— START Listed entries —

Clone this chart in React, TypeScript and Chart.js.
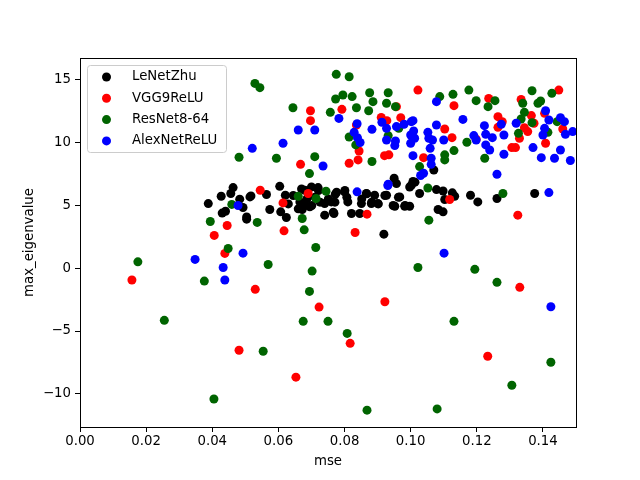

— END Listed entries —
— START Listed entries —

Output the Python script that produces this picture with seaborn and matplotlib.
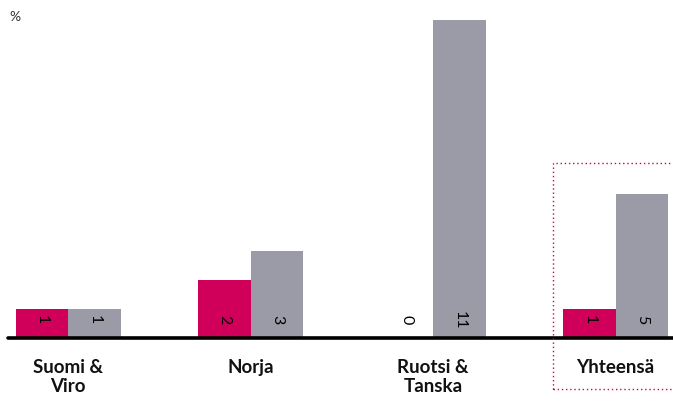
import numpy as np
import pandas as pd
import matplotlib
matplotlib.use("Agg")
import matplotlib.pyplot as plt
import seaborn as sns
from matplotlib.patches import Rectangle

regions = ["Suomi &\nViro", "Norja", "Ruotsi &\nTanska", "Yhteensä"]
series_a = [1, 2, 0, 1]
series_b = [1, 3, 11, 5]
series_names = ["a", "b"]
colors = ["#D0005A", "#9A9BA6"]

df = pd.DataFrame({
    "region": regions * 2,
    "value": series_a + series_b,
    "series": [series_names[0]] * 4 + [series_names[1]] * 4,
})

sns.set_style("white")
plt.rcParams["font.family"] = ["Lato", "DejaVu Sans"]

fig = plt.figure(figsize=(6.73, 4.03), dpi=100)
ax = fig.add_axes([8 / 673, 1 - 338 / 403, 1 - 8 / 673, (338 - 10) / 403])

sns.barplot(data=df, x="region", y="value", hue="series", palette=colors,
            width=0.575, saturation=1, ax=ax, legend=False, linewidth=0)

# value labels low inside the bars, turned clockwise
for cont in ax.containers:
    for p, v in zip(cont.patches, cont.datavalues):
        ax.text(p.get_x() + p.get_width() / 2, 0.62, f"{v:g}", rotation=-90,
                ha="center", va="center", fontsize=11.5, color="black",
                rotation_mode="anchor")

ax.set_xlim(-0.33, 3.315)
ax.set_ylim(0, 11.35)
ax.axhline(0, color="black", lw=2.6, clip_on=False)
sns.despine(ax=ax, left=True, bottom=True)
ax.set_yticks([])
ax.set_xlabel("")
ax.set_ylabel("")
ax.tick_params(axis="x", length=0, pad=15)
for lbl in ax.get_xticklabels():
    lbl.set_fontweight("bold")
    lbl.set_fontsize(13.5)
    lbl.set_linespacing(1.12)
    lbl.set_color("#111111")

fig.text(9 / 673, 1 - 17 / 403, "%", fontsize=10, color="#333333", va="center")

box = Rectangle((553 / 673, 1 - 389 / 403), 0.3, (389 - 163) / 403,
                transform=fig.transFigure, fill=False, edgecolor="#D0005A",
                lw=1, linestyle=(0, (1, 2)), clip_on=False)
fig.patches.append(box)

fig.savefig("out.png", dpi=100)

— END Listed entries —
— START Listed entries —

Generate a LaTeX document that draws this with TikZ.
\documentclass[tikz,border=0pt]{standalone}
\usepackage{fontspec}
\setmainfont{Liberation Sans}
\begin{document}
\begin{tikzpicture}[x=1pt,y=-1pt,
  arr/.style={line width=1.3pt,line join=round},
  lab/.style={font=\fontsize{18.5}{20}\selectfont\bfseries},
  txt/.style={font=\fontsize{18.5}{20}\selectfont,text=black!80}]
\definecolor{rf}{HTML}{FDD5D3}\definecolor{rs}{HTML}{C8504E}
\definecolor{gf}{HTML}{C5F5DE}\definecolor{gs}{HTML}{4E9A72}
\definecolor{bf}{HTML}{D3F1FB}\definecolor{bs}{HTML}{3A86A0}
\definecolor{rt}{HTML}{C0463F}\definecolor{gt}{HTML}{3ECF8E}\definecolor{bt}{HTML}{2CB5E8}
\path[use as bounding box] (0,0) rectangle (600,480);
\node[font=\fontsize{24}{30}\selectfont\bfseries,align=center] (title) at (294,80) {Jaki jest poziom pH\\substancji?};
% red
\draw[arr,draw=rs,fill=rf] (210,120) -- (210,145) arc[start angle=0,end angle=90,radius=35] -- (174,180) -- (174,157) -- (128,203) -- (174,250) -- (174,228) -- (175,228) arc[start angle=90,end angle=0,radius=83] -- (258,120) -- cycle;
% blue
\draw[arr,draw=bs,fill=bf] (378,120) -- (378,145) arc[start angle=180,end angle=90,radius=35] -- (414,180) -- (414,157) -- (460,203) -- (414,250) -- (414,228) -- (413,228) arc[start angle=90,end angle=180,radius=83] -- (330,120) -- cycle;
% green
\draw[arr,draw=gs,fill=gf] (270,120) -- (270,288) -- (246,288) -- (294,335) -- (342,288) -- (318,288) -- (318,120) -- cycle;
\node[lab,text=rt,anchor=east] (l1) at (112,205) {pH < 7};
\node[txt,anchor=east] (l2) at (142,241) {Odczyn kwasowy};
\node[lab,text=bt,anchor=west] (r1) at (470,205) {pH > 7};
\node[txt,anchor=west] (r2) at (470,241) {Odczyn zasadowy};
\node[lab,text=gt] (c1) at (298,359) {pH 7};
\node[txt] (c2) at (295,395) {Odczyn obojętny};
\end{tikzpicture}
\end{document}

— END Listed entries —

Exercise details:
Pull out every line holding "with" from the records above, and copy it.

Problem solution:
Output the Python script that produces this picture with seaborn and matplotlib.
Generate a LaTeX document that draws this with TikZ.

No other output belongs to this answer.